-- Start DATA SECTION --
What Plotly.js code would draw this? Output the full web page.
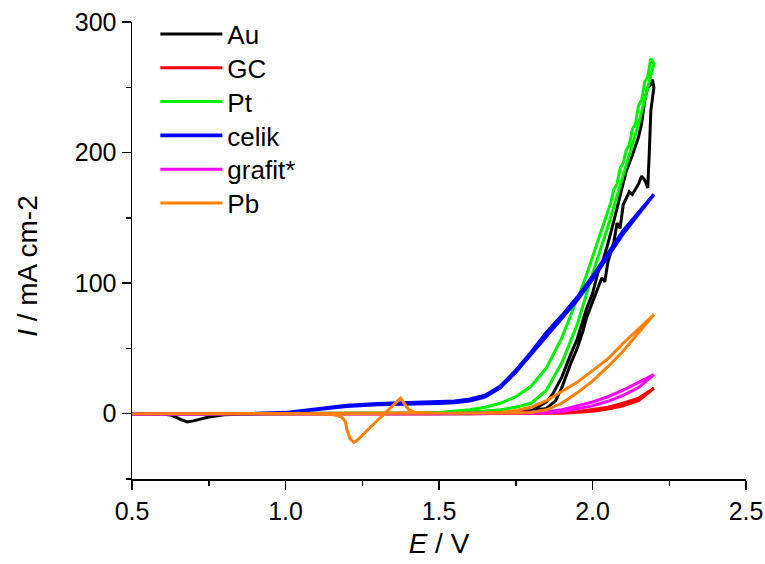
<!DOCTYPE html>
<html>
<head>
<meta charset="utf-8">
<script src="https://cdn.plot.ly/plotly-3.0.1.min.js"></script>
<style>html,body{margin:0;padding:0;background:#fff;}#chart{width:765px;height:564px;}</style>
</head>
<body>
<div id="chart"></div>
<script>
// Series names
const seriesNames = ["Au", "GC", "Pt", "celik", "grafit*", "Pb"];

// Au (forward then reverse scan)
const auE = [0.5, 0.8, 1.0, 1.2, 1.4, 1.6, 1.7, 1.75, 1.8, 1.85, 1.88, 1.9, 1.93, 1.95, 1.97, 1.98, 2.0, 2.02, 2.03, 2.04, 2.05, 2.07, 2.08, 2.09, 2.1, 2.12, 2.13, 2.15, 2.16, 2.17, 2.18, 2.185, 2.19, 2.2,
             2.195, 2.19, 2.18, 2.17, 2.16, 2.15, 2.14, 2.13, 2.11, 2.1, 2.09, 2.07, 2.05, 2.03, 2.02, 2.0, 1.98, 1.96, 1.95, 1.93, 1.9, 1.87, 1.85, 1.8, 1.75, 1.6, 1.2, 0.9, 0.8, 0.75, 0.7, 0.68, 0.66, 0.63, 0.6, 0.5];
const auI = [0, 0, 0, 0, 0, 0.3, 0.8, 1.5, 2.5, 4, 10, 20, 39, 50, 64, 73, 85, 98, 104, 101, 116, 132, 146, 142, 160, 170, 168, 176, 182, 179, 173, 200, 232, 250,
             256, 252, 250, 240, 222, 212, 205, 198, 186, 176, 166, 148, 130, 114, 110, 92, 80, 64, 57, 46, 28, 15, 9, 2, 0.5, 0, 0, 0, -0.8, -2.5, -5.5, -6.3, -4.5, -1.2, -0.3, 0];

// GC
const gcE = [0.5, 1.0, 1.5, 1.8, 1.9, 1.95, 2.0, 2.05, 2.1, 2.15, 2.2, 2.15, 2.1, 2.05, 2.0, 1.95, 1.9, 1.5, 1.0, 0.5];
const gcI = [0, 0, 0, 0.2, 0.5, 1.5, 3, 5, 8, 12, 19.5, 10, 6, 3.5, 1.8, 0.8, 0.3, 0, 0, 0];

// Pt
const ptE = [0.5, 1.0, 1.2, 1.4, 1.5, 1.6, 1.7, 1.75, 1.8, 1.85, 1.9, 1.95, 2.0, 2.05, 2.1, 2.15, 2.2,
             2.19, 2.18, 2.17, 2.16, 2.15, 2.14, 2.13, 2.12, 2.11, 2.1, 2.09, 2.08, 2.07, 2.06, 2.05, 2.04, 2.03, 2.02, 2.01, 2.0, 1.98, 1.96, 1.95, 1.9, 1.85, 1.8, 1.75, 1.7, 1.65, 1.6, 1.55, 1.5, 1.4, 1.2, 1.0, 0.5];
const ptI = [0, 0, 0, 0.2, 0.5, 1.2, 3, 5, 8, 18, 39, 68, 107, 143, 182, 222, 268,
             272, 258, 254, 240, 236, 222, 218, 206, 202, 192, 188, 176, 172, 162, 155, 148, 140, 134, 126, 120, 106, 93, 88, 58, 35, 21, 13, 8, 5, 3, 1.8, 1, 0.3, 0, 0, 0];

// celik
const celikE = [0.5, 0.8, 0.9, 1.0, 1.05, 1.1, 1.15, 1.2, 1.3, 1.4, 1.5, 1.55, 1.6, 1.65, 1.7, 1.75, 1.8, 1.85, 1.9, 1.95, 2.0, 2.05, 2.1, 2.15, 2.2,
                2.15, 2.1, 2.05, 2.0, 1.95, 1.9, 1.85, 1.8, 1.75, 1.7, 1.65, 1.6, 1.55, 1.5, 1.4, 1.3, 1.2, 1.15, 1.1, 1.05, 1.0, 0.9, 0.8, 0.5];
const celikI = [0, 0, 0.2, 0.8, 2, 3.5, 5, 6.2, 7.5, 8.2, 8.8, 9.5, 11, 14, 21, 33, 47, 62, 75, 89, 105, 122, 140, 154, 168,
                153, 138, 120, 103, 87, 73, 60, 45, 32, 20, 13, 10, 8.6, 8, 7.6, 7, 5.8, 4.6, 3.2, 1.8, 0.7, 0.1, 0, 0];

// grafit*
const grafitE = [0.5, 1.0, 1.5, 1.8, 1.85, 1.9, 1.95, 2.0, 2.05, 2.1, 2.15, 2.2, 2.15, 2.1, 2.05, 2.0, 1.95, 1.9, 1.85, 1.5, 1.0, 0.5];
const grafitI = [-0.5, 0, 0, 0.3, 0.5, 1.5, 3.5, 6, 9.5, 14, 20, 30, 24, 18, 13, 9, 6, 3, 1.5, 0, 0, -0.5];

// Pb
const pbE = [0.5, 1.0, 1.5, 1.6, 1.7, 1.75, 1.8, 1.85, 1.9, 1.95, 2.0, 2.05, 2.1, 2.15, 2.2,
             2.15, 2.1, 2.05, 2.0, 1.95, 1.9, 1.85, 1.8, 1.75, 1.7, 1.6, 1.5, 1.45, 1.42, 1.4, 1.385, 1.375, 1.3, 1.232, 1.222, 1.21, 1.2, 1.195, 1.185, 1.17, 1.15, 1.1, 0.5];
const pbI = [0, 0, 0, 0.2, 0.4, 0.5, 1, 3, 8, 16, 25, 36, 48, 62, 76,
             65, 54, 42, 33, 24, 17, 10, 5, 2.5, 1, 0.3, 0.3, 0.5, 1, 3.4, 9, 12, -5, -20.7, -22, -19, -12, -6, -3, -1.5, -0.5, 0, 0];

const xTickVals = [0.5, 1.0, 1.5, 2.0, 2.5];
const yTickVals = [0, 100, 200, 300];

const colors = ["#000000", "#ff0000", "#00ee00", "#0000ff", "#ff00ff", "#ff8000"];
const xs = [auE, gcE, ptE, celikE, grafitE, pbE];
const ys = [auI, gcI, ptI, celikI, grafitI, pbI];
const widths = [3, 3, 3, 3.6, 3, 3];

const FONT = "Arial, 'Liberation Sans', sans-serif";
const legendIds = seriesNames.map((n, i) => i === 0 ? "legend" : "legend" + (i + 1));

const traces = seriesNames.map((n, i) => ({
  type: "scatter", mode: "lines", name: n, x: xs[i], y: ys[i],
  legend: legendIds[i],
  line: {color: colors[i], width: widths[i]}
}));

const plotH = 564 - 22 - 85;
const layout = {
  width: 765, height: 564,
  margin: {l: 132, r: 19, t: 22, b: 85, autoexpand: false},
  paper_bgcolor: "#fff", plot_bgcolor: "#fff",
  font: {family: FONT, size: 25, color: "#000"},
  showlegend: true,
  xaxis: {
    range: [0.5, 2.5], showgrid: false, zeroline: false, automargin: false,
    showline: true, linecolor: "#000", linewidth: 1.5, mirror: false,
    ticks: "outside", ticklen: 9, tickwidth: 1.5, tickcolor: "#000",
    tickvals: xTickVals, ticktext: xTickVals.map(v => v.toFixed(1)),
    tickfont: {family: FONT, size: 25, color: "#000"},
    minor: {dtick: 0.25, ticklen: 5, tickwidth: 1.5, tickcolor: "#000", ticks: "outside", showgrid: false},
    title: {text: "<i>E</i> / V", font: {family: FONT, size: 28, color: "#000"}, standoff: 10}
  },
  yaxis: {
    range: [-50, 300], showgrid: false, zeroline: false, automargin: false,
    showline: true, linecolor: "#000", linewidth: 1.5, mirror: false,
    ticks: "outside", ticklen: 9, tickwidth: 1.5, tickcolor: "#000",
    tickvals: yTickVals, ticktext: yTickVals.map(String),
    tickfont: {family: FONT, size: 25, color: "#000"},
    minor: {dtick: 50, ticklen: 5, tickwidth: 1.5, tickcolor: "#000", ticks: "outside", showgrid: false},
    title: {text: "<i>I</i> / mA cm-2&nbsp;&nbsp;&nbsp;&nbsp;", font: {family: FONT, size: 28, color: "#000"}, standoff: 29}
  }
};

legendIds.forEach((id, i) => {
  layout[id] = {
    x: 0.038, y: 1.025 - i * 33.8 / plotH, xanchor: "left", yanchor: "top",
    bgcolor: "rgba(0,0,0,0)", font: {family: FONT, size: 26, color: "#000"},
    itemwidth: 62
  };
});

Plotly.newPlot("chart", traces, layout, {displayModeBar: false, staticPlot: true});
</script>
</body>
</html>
-- End DATA SECTION --
◆ WHAT THE EXERCISE ASKS
Everything from the first line to the line with "1, 0.3, 0, 0, 0];" must be repeated exactly, and nothing else. Leave the pictures out.

◆ SOLVED EXERCISE
What Plotly.js code would draw this? Output the full web page.
<!DOCTYPE html>
<html>
<head>
<meta charset="utf-8">
<script src="https://cdn.plot.ly/plotly-3.0.1.min.js"></script>
<style>html,body{margin:0;padding:0;background:#fff;}#chart{width:765px;height:564px;}</style>
</head>
<body>
<div id="chart"></div>
<script>
// Series names
const seriesNames = ["Au", "GC", "Pt", "celik", "grafit*", "Pb"];

// Au (forward then reverse scan)
const auE = [0.5, 0.8, 1.0, 1.2, 1.4, 1.6, 1.7, 1.75, 1.8, 1.85, 1.88, 1.9, 1.93, 1.95, 1.97, 1.98, 2.0, 2.02, 2.03, 2.04, 2.05, 2.07, 2.08, 2.09, 2.1, 2.12, 2.13, 2.15, 2.16, 2.17, 2.18, 2.185, 2.19, 2.2,
             2.195, 2.19, 2.18, 2.17, 2.16, 2.15, 2.14, 2.13, 2.11, 2.1, 2.09, 2.07, 2.05, 2.03, 2.02, 2.0, 1.98, 1.96, 1.95, 1.93, 1.9, 1.87, 1.85, 1.8, 1.75, 1.6, 1.2, 0.9, 0.8, 0.75, 0.7, 0.68, 0.66, 0.63, 0.6, 0.5];
const auI = [0, 0, 0, 0, 0, 0.3, 0.8, 1.5, 2.5, 4, 10, 20, 39, 50, 64, 73, 85, 98, 104, 101, 116, 132, 146, 142, 160, 170, 168, 176, 182, 179, 173, 200, 232, 250,
             256, 252, 250, 240, 222, 212, 205, 198, 186, 176, 166, 148, 130, 114, 110, 92, 80, 64, 57, 46, 28, 15, 9, 2, 0.5, 0, 0, 0, -0.8, -2.5, -5.5, -6.3, -4.5, -1.2, -0.3, 0];

// GC
const gcE = [0.5, 1.0, 1.5, 1.8, 1.9, 1.95, 2.0, 2.05, 2.1, 2.15, 2.2, 2.15, 2.1, 2.05, 2.0, 1.95, 1.9, 1.5, 1.0, 0.5];
const gcI = [0, 0, 0, 0.2, 0.5, 1.5, 3, 5, 8, 12, 19.5, 10, 6, 3.5, 1.8, 0.8, 0.3, 0, 0, 0];

// Pt
const ptE = [0.5, 1.0, 1.2, 1.4, 1.5, 1.6, 1.7, 1.75, 1.8, 1.85, 1.9, 1.95, 2.0, 2.05, 2.1, 2.15, 2.2,
             2.19, 2.18, 2.17, 2.16, 2.15, 2.14, 2.13, 2.12, 2.11, 2.1, 2.09, 2.08, 2.07, 2.06, 2.05, 2.04, 2.03, 2.02, 2.01, 2.0, 1.98, 1.96, 1.95, 1.9, 1.85, 1.8, 1.75, 1.7, 1.65, 1.6, 1.55, 1.5, 1.4, 1.2, 1.0, 0.5];
const ptI = [0, 0, 0, 0.2, 0.5, 1.2, 3, 5, 8, 18, 39, 68, 107, 143, 182, 222, 268,
             272, 258, 254, 240, 236, 222, 218, 206, 202, 192, 188, 176, 172, 162, 155, 148, 140, 134, 126, 120, 106, 93, 88, 58, 35, 21, 13, 8, 5, 3, 1.8, 1, 0.3, 0, 0, 0];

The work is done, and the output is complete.